# [Objective]
From the entries below, gather every line containing the string "this".

# [Supplied records]
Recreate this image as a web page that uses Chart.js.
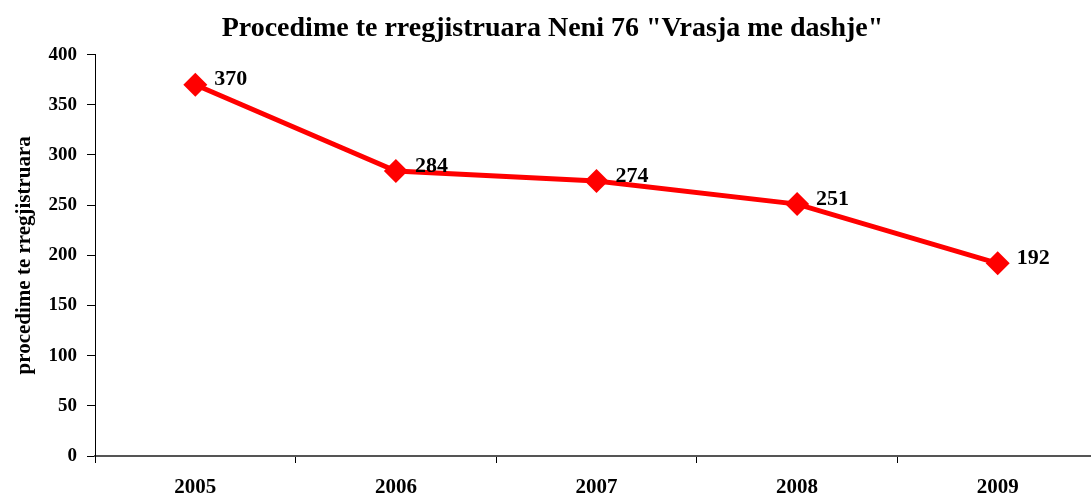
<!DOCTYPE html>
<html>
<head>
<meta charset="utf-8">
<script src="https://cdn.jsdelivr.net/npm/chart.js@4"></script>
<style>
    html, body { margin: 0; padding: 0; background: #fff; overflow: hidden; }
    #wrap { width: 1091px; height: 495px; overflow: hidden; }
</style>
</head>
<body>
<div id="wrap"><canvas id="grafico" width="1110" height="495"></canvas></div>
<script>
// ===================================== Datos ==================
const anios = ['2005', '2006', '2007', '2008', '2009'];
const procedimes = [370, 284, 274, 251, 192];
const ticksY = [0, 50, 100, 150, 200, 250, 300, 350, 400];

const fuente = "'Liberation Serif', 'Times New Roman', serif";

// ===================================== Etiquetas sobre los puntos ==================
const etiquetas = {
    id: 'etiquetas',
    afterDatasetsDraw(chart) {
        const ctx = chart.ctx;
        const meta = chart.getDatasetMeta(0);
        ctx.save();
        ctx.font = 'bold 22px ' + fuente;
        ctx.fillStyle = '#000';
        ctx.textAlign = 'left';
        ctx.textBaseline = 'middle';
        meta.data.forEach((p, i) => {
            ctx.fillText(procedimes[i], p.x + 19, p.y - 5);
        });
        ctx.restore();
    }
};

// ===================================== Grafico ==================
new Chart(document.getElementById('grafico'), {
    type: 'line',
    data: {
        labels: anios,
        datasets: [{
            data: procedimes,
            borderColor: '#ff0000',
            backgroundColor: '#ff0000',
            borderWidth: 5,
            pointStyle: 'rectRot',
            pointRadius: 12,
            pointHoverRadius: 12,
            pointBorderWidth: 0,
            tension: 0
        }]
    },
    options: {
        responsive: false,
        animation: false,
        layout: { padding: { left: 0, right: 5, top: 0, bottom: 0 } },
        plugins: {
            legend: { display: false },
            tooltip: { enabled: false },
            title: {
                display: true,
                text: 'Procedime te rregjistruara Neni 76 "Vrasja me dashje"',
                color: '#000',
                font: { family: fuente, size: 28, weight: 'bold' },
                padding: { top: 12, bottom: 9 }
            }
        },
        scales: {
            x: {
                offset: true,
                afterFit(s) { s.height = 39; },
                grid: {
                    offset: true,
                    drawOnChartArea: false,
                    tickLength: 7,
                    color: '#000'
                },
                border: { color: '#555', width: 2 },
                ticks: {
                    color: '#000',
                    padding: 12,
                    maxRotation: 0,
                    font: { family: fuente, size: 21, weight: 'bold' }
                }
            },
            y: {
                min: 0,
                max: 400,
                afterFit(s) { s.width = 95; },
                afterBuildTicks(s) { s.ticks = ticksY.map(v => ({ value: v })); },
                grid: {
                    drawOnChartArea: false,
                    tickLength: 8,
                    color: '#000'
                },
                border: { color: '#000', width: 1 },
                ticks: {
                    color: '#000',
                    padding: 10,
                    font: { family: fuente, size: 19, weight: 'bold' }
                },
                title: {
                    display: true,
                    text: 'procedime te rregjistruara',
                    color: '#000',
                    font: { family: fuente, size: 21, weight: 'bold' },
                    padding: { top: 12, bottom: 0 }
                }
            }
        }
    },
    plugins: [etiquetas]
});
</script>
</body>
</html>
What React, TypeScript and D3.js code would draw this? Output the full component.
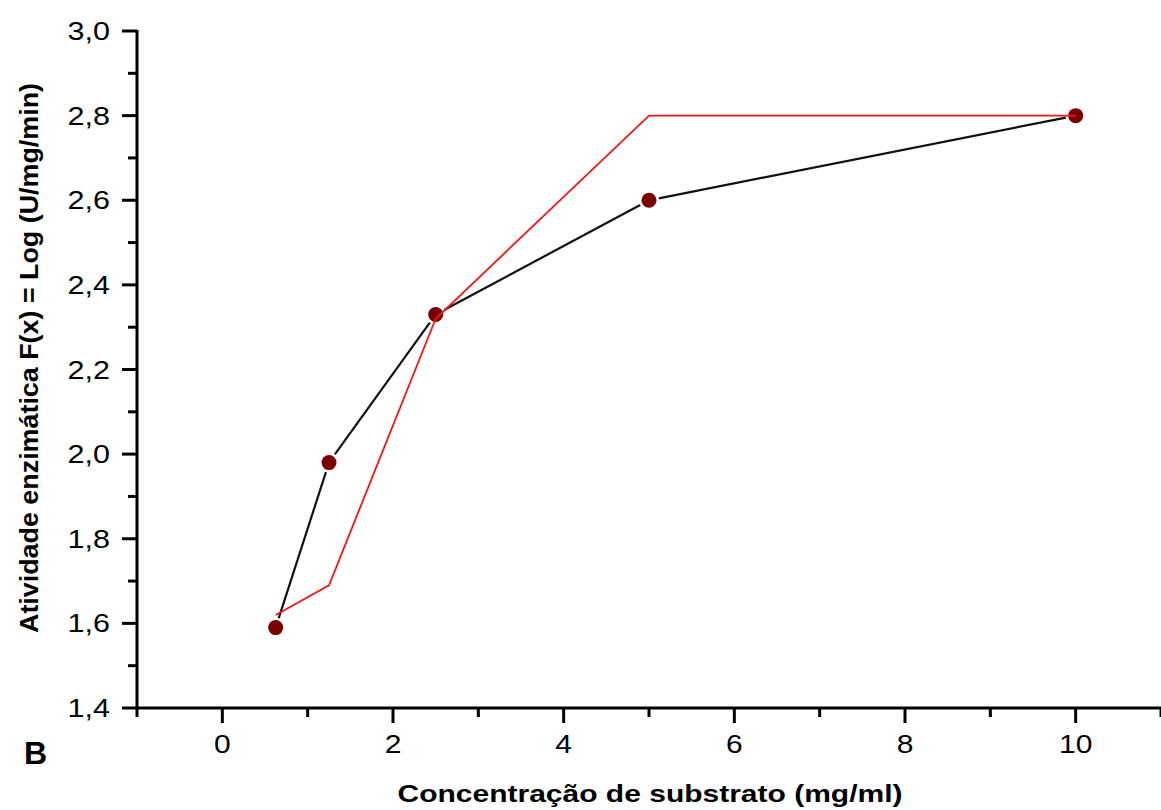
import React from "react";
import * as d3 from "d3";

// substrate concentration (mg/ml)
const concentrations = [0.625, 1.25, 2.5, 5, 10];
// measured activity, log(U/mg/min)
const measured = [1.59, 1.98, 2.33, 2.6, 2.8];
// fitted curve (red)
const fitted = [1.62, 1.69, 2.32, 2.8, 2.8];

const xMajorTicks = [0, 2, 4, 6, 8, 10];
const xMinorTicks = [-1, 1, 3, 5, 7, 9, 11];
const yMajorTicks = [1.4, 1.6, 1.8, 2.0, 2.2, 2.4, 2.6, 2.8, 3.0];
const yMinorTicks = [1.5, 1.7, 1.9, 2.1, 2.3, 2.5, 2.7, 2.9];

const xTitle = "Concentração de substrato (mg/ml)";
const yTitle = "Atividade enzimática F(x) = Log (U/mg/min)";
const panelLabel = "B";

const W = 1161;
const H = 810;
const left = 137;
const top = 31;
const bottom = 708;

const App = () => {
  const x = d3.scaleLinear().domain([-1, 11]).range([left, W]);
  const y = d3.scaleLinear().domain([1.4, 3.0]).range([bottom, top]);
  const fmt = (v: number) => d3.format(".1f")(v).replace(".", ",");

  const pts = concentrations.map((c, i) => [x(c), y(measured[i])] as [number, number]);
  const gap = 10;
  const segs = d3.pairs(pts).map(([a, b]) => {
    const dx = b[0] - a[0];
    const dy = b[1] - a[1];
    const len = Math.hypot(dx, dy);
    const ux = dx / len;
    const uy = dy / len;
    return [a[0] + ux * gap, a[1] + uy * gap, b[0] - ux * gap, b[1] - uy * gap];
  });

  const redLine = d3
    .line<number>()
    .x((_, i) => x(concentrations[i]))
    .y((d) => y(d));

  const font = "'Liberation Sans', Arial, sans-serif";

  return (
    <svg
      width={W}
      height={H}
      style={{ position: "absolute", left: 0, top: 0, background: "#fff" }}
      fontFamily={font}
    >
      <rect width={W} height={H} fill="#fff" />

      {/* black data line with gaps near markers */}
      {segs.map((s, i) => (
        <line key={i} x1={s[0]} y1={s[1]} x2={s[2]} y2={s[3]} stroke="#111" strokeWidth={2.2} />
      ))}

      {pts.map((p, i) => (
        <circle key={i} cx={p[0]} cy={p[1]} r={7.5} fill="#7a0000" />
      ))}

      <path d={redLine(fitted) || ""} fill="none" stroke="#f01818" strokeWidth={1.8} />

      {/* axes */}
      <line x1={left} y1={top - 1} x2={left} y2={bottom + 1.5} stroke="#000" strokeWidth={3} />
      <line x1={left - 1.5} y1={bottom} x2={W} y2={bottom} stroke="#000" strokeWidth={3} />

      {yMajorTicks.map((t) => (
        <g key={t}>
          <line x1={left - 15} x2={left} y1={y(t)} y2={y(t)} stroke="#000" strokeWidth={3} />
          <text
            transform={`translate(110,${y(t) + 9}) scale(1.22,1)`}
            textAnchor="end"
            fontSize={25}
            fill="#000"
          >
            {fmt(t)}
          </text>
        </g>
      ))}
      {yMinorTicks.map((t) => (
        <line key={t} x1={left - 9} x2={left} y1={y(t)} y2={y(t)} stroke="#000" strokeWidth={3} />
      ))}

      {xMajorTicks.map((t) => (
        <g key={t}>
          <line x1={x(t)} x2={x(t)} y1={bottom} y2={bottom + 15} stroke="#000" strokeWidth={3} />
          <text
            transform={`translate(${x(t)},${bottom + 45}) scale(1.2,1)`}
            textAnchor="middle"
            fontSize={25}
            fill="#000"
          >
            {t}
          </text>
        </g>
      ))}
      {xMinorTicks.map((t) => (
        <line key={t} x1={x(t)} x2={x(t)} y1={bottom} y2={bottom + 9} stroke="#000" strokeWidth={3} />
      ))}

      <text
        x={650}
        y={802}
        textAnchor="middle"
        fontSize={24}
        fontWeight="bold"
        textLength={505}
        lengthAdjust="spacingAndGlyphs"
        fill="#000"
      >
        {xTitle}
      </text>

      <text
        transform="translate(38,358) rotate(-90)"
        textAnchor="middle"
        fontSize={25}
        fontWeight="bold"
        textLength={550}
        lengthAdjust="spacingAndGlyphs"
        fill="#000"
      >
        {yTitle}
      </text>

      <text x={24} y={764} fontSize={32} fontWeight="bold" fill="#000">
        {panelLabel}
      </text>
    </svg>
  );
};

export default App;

# [Answer in full]
Recreate this image as a web page that uses Chart.js.
What React, TypeScript and D3.js code would draw this? Output the full component.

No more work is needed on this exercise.